Growing up, my father drilled an important phrase into my head. “There are two types of people in this world – those who find an excuse, and those who find a way.” He would always push me to strive for the latter, although I wasn’t always quick to comply.
As a young sprout, I remember every Saturday was set aside as clean up day. While I always looked forward to my Saturdays, it was simultaneously a day I dreaded. I’d have to wake up early to a long list of chores my father prepared the night before.

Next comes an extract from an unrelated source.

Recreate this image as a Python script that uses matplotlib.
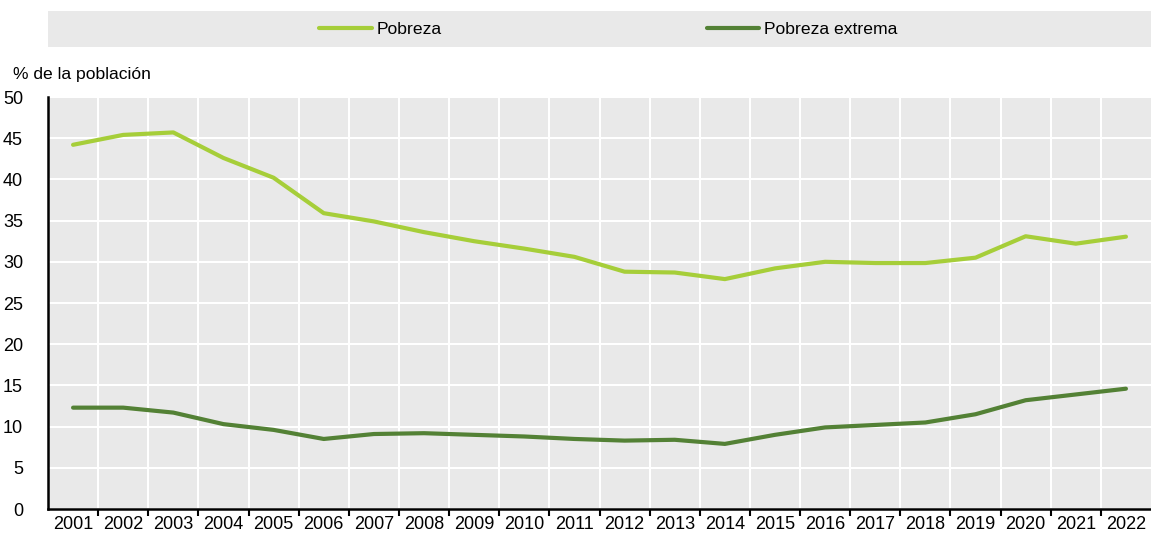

It’s embarrassing to admit now, but I would throw fits and find excuse after excuse to forego vacuuming the stairs, cleaning the toilets, picking up the pine cones, etc.

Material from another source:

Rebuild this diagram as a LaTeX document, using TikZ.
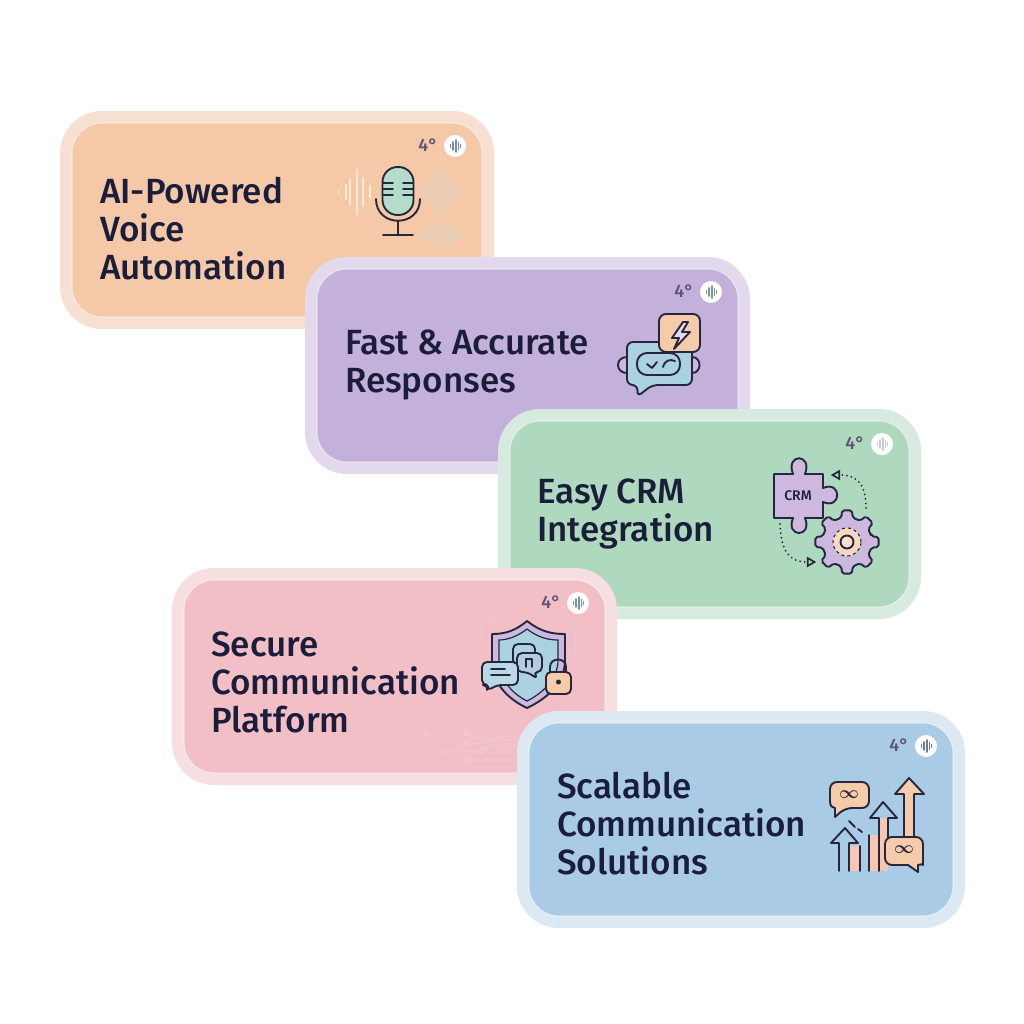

Over time, my excuses became more elaborate and detailed, so much so that I spent more time and energy thinking of excuses than it would take to do the job. As a result, my entire Saturdays were wasted. My father quickly caught on to my pattern of excuse making and turned my weakness into a teaching opportunity. He repeatedly told me that if I found a way instead of an excuse, I would complete my chores early enough to have the rest of my Saturday to play.
I didn’t believe him at first and continued on in my stubborn ways until one weekend, I decided to put his advice to the test. I took the chore list and devised a plan to complete my chores before noon. I pushed through my bouts of tiredness, frustration, and laziness and did everything I could to keep myself on track. I was able to complete my chores before my intended noon goal.
My father was right all along. I learned then that finding a way is a much more effective and rewarding approach to life.
If we look at the qualities of a winner, they usually have many things in common – drive, commitment, grit, etc. They’re not afraid to take action and “find a way” in order to achieve their goals. We all have the qualities of a winner within us – it’s just something we have to choose.
Whatever tasks or obstacles we face in life, there will always be a thousand excuses to not do them. You’ll be too tired, have no time, lack understanding, etc. It’s ultimately up to us to decide what kind of person we want to be.
The thing that’s helped me the most is finding my “why,” or the reason behind my actions and efforts. When I was young, my why was to have a full Saturday of play. Although my why’s have changed over the years, the principle still remains the same – finding a why can help us become the person who finds a way.